A massive search of the Wilseyville property turned up a staggering amount of evidence including the corpses of two men, blood-stained bed sheets and power tools, and more than 50 lbs. of charred human bones and teeth. Among the evidence were Okoro's purse, clothing and an 11-page, handwritten journal Okoro wrote detailing her devastating life story and her doomed hopes for a "happily ever after."

"Those 11 pages are all I have of my mother," Gyant tells PEOPLE.

Gyant recalls the TV coverage of Ng's trial that resulted in 11 homicide convictions and a death penalty ruling in 1999. But she had no idea her biological mother was a victim until 2002, when she received a phone call from Okoro's sister and learned of her mother's identity and heartbreaking fate.

Charles Ng; Leonard Lake
Charles Ng, Leonard Lake. Nick Ut/AP/Shutterstock; Bettmann Archive

Drawing on Okoro's recovered journal, discussions with detectives and a poignant visit to her mother's tiny apartment, Gyant wrote and released A Letter from Sheri, a cathartic, fictional but fact-based biography of her mother. She maintains a loving relationship with her adoptive family but has also gotten to know her biological father. She is currently searching for her brother.

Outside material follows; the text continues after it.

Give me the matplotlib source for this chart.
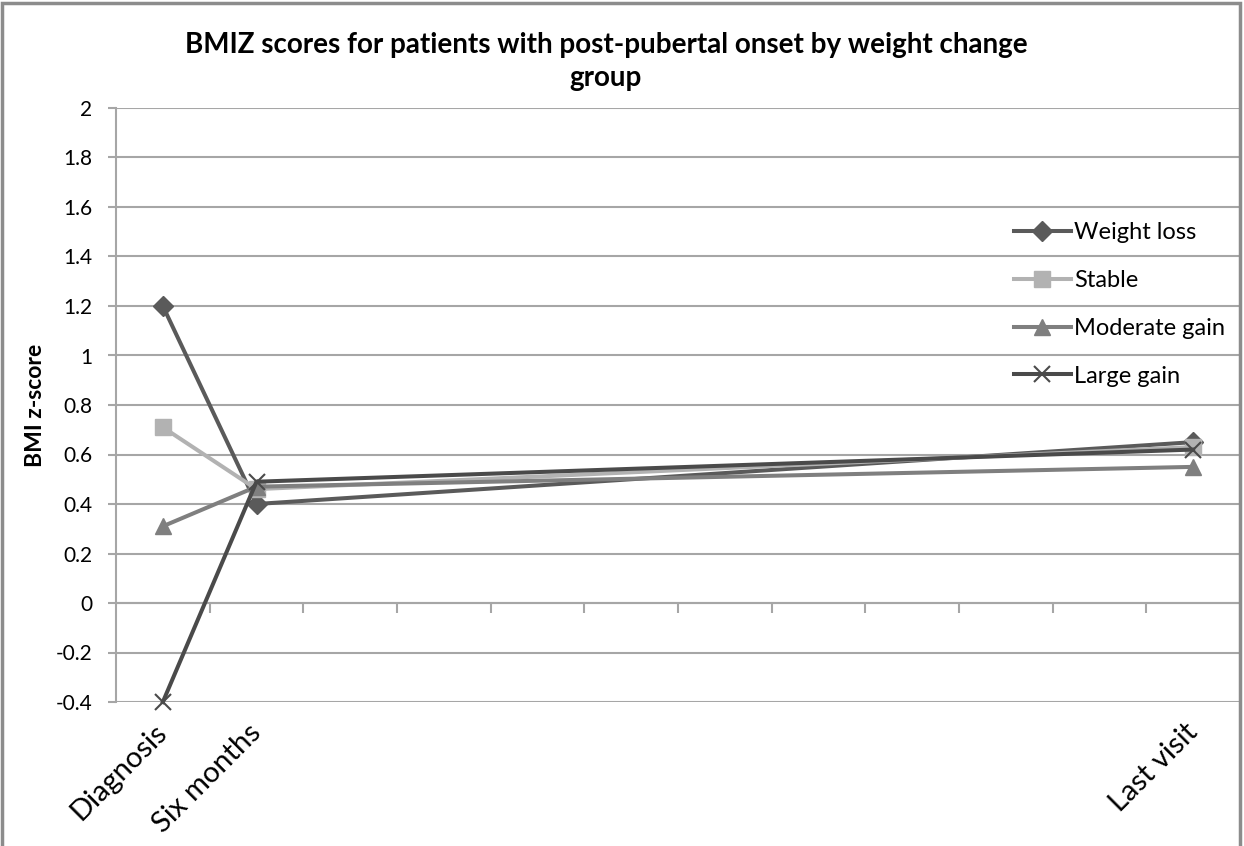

"I hope readers will take from my book my tenacity, determination and passion for family and do whatever needs to be done to bring closure to their own hurtful situations," Gyant says.

Ng remains on death row in San Quentin State Prison. Despite two decades of appeals, the California Supreme Court in July upheld the death penalty and in January, the U.S. Supreme Court did the same.